REVIEW 'Skin Deep': all dressed up, nowhere to go



Definitive, contradictory answers plague Griffin's cultural commentary.
By MITCH PUGH
SCRIPPS HOWARD NEWS SERVICE
"Skin Deep: Of Tattoos, The Disappearing West, Very Bad Men, And My Deep Love For Them All," by Karol Griffin (Harcourt, $24)
We first meet author and protagonist Karol Griffin pregnant, wearing green socks, combat boots, a black sweater and a pink brocade dress. When she crosses her arms, tattoos "shoot out" from underneath her sleeves.
That says more about Griffin's first book -- part memoir, part cultural meditation -- than even she appears to know. For all its promise, "Skin Deep" is just that -- a mostly condescending, hypocritical and, yes, self-indulgent memoir dressed up as progressive social commentary.
Pretext
The pretext is an interesting one. "Skin Deep" is being shopped around as a counter-culture insider's study of the myths (and gentrification) of the West; an examination of a town, Laramie, Wyo., that has been overrun by suburbanites who treat those myths and the art of tattooing as "commodities of coolness."
Griffin's West is one that has rapidly changed from being shaped by function to becoming a prisoner to form. Yet, while on the surface the most interesting of the three threads running through this book, it is the least rewarding.
Laramie has become a computer-enhanced colorized movie, Griffin says. Galleries and gift shops have replaced the hardware and drug stores. Laramie, of course, isn't unique. These changes are happening everywhere and not just in the West. But the widespread gentrification of America as a whole -- from the once bohemian neighborhoods of Chicago to the formerly quaint Victorian towns of the Northeast -- doesn't fit as neatly into Griffin's box.
That's the problem with most of her cultural commentary: Her answers are always definitive and frequently contradictory.

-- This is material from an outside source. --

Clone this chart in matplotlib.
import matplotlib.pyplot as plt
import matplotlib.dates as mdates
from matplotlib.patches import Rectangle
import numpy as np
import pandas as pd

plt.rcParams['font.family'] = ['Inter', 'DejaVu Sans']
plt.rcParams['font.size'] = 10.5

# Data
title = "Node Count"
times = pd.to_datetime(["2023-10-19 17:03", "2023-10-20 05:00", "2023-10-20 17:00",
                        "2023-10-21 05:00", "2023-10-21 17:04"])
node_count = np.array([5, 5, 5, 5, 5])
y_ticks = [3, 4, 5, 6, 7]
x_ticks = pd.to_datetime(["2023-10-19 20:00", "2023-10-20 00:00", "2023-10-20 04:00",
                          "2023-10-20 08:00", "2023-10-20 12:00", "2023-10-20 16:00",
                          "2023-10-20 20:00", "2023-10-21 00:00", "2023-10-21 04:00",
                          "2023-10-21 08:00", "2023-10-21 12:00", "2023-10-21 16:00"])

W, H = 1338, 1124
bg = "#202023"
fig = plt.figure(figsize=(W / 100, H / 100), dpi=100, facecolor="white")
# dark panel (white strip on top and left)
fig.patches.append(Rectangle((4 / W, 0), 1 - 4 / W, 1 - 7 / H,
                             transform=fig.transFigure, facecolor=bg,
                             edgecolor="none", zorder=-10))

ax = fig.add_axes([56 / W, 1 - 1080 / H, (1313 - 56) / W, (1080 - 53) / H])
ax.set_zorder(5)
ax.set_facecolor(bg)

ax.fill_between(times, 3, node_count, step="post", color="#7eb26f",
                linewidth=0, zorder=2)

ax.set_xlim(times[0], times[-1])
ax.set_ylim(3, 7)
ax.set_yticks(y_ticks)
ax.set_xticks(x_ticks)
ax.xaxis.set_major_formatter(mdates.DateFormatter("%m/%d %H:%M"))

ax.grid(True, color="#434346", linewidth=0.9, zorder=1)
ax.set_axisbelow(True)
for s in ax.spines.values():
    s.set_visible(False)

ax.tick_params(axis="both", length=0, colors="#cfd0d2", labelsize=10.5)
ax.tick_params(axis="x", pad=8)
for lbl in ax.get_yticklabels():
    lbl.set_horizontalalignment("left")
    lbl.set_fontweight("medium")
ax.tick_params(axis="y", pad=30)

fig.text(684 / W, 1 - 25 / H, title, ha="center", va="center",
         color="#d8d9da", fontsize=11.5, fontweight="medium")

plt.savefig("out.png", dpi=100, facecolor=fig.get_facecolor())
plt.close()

Even when it comes to the art of tattooing, Griffin acknowledges only two types of people -- the tattoo "tourist" and the fully sleeved tattooed person. One can only be interested in a tattoo to shock others or to approximate a lifestyle of "coolness." The other, meanwhile, is the authentic tattooed person -- someone who shares a commitment of time and pain and dedication to an art form.
A limited view
Griffin's ruminations seem to be coming from a tired school of cultural thought -- one that divides all groups of people into "punks" and "poseurs." There is the authentic tattooed person. The real, bad-boy biker outlaw. The time-worn, genuine cowboy. And these are the people whom Griffin feels a kinship with and the men with whom she falls in love.
That's the other narrative thread here. An ongoing road trip of bad men with guns and tattoos. Through it all, she's searching for something genuine. But, of course, we have to believe in her definition to find this familiar journey a rewarding one. Instead, it's too easy to find ironic parallels to Paula Cole's over-exposed pop song, "Where Have All the Cowboys Gone?"

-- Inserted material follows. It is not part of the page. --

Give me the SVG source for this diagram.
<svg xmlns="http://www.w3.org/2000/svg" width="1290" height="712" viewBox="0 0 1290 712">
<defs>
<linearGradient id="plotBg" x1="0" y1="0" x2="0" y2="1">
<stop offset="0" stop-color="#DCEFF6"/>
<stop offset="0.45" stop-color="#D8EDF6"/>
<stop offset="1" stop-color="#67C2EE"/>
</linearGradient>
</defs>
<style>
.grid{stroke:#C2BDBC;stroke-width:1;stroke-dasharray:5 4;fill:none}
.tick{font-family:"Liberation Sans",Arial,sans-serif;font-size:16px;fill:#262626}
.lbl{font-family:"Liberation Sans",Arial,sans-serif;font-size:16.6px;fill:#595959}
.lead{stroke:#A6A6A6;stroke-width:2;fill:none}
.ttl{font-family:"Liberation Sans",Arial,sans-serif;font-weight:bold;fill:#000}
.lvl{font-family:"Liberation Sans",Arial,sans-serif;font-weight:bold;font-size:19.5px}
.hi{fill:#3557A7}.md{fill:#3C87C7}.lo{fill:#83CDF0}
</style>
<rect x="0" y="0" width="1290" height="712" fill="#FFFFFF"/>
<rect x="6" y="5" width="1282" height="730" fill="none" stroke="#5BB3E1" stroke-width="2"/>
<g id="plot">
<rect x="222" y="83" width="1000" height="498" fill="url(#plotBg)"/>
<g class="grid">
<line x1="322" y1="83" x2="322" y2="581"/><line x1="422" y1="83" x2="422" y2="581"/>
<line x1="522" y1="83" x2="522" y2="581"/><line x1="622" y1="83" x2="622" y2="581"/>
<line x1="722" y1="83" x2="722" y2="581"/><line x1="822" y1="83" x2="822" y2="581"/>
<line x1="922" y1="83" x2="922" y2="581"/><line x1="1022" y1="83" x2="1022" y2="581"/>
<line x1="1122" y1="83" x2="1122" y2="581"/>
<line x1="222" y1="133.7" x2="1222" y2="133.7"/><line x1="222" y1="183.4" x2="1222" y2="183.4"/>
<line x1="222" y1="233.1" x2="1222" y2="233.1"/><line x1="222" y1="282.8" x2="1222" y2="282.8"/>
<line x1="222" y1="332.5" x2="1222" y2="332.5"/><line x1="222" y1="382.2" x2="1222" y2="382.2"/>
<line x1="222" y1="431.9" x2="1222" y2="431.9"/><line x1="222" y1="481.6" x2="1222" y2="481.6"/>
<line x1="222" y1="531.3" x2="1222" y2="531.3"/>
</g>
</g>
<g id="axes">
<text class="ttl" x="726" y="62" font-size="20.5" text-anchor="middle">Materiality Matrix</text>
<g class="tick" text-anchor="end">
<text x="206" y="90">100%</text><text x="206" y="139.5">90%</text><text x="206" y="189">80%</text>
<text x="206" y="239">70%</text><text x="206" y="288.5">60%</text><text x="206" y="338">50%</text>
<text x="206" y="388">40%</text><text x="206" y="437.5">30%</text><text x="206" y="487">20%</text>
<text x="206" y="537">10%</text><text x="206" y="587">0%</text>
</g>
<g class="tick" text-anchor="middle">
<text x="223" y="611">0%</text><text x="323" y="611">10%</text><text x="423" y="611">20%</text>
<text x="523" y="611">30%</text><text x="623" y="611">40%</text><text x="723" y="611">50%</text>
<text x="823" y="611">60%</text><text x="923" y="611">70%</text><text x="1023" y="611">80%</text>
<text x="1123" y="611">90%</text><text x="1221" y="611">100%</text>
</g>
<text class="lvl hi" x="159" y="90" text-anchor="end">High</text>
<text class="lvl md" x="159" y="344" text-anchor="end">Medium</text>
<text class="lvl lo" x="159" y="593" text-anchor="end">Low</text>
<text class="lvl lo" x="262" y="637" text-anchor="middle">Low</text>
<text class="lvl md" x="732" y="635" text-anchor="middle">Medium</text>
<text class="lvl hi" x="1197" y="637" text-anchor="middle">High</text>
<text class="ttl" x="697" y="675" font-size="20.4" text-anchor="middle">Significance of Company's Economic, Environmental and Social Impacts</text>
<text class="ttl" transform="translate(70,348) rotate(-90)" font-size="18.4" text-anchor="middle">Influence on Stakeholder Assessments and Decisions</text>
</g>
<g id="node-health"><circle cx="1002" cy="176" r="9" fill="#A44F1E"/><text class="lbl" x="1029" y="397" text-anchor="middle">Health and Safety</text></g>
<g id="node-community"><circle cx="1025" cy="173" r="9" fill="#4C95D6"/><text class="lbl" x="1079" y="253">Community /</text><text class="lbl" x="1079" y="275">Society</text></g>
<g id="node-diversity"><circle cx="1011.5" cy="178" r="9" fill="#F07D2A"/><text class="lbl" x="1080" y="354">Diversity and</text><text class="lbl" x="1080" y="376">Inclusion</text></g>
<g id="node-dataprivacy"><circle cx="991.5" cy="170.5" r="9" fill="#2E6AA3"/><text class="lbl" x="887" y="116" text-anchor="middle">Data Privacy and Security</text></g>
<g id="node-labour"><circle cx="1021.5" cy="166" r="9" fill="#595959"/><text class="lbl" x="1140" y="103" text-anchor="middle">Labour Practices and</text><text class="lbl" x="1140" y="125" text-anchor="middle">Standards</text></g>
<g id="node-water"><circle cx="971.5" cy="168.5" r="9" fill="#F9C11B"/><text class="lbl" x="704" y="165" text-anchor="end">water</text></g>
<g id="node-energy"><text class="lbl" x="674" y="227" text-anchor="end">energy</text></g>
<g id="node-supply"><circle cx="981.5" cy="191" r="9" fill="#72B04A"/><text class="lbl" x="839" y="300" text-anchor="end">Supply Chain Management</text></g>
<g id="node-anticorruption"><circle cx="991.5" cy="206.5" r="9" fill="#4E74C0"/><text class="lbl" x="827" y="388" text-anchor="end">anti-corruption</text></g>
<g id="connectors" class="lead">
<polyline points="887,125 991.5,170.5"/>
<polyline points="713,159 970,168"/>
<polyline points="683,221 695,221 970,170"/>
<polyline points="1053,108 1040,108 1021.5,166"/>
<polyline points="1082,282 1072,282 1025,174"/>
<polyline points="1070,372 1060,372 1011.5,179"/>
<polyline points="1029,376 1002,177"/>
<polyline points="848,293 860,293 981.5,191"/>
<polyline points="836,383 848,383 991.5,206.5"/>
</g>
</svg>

Griffin's book is likely to garner plenty of attention within certain circles, mostly the counter-culture set in the West. Her author's tour even promises to have Griffin, also an accomplished tattoo artist and photographer, driving from town to town in a classic, red Packard. For someone who rails against discarding function for form, one wonders if she sees the hypocrisy in that image. Skin deep, indeed.